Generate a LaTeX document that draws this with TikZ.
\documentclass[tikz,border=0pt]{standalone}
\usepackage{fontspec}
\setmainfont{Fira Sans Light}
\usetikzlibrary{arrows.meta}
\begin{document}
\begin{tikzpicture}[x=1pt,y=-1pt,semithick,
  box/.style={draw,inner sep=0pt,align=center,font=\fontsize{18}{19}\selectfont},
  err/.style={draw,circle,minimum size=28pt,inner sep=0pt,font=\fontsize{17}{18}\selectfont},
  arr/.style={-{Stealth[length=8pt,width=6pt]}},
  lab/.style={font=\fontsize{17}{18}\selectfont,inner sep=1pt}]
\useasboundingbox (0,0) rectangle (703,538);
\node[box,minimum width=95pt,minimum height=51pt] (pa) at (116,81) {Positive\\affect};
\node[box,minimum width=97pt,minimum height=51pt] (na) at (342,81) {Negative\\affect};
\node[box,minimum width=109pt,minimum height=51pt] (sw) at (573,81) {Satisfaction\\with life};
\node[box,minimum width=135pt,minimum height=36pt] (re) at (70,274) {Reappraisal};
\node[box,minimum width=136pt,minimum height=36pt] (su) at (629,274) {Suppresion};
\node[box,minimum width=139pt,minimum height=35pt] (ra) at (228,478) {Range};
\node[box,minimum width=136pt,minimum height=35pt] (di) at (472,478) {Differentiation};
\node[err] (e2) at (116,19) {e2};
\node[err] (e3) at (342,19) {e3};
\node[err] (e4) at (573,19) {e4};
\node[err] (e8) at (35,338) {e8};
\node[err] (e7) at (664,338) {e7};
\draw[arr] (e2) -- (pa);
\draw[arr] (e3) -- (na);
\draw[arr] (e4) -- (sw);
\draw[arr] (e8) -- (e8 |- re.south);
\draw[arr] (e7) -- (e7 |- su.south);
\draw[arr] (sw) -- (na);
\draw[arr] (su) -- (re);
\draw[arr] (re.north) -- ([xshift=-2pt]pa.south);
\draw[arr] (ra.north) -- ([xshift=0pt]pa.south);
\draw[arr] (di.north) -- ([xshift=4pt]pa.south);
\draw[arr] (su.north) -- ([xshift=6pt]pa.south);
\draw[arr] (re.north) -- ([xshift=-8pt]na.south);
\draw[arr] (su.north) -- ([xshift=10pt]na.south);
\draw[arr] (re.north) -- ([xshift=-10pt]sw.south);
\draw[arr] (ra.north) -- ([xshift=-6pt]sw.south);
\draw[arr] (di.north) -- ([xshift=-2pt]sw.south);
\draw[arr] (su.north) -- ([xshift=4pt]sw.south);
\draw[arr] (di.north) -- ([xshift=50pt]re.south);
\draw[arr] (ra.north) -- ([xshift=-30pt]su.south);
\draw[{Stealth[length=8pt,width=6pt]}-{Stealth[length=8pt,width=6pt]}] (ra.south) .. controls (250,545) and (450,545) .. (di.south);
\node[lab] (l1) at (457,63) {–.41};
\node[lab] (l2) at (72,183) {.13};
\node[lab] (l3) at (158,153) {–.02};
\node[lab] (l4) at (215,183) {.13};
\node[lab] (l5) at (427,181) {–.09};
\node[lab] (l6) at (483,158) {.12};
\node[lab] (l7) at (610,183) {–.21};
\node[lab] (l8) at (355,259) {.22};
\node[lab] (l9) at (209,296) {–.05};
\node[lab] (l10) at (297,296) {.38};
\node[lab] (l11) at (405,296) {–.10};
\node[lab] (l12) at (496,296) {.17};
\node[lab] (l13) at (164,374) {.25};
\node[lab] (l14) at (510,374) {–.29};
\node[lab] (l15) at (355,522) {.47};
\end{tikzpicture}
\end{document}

Work instructions — Only the number is wanted: how many lines in the data include the string "with"?

Completed task — 2